The owner of the Canberra Centre, QIC, wants to close 100 car park spaces and act quickly to secure an ''internationally recognised retailer''.
Property commentators were speculating yesterday QIC was on the brink of securing Zara, the Spanish fashion distributor Inditex's fast-growing global business which opened in Sydney's Pitt Street Mall and Melbourne's Bourke Street Mall last year.
QIC spokesman Robert Carter said a development application now before the territory's planning agency, proposed to consolidate three existing tenancies in the Ainslie Avenue arcade and a portion of existing car parking spaces into one site.
Mr Carter said QIC was working with a few individual retailers to relocate them within the centre.
QIC has another development site at the rear of the mall facing Cooyong Street, and last year submitted plans for a $500 million mixed-use development.
While the ACT government has been pushing for development on that site, which has approval for offices, 300 apartments and retail space, no work has begun.
Property commentators say work won't begin until QIC secures a Commonwealth tenant to occupy the office space.
The development application for QIC's latest proposal includes a lease variation to create an additional 1340 square metres above Target and to reduce parking from 1610 spaces to 1502 spaces for that part of the centre.

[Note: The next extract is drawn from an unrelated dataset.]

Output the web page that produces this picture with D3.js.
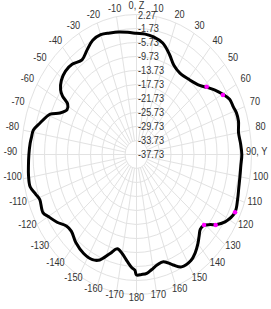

The car park slab will be demolished to make way for the ceiling of the new retail store.
''We regularly review the centre's retail offer and layout to ensure customers continue to benefit from access to an extensive range of retail outlets and service providers within Canberra Centre,'' Mr Carter said.

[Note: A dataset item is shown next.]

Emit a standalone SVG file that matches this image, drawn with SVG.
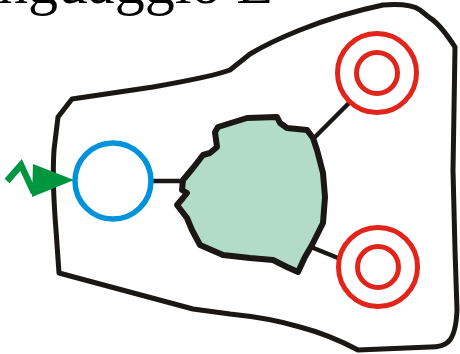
<svg xmlns="http://www.w3.org/2000/svg" width="460" height="354" viewBox="0 0 460 354">
<style>
.outline{fill:none;stroke:#1a1714;stroke-width:5;stroke-linejoin:round;stroke-linecap:round}
.conn{stroke:#1a1714;stroke-width:4.5;fill:none}
.red{fill:none;stroke:#e1251b;stroke-width:5}
.title{font-family:"Liberation Serif","Times New Roman",serif;font-size:60px;fill:#000}
</style>
<rect width="460" height="354" fill="#fff"/>
<text class="title" x="273" y="3" text-anchor="end">Linguaggio E</text>
<g id="boundary">
<path class="outline" d="M72,99 L153,87 Q215,76 230,70 Q240,62 250,54 Q270,42 300,30 Q340,14 383,5 Q410,3 420,10 L430,18 Q440,24 455,47 L454,110 L453,170 L455,250 L457,310 Q456,335 448,342 Q443,347 430,347 L358,350 Q330,335 300,327 Q270,318 230,314 L193,309 L59,273 L56,230 Q52,180 54,150 L58,117 Z"/>
</g>
<g id="connectors">
<line class="conn" x1="153" y1="181" x2="186" y2="181"/>
<line class="conn" x1="313" y1="139" x2="350" y2="102"/>
<line class="conn" x1="311" y1="247" x2="338" y2="258"/>
</g>
<g id="input">
<polyline points="7,181 21,165 34,193" fill="none" stroke="#009640" stroke-width="6.5" stroke-linejoin="miter"/>
<polygon points="33,164 74,180 32,197" fill="#009640"/>
</g>
<g id="start">
<circle cx="113" cy="181" r="38" fill="#fff" stroke="#0093dc" stroke-width="5.5"/>
</g>
<g id="process">
<path d="M218,127 L247,118 L277,117 L280,123 L287,128 L307,130 L313,138 L317,150 L323,173 L325,197 L323,223 L312,245 L305,257 L298,272 L287,267 L273,260 L250,258 L223,255 L200,245 L192,230 L187,218 L177,205 L183,198 L187,193 L182,190 L183,180 L193,168 L203,155 L210,153 L217,147 L215,132 Z" fill="#b2dcc8" stroke="#1a1714" stroke-width="6" stroke-linejoin="round"/>
</g>
<g id="target-top">
<circle class="red" cx="377" cy="73" r="39.5"/>
<circle class="red" cx="377" cy="73" r="20.5"/>
</g>
<g id="target-bottom">
<circle class="red" cx="378" cy="267" r="39.5"/>
<circle class="red" cx="378" cy="267" r="20.5"/>
</g>
</svg>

''We believe the proposed consolidation is an opportunity to further enhance the centre's retail mix and create a more dynamic and convenient shopping experience.''
The development application says while car parking spaces will be lost, total parking is still in excess of planning regulations.
Meanwhile, the Council of Small Business of Australia's executive director, Peter Strong, says QIC's latest plan comes at a time of uncertainty for bricks-and-mortar retailing.
''It will be interesting to see what impact it has on other big retailers, let alone the little fellas. Another big retailer means more boredom because, in the end they are all much the same.''
Mr Strong said over the past decade international retailers had been trying to break into the Australian market dominated by Coles and Woolworths, which controlled 80 per cent of the market.
The biggest losers would be Coles and Woolies. Smaller retailers had already been ''screwed over''.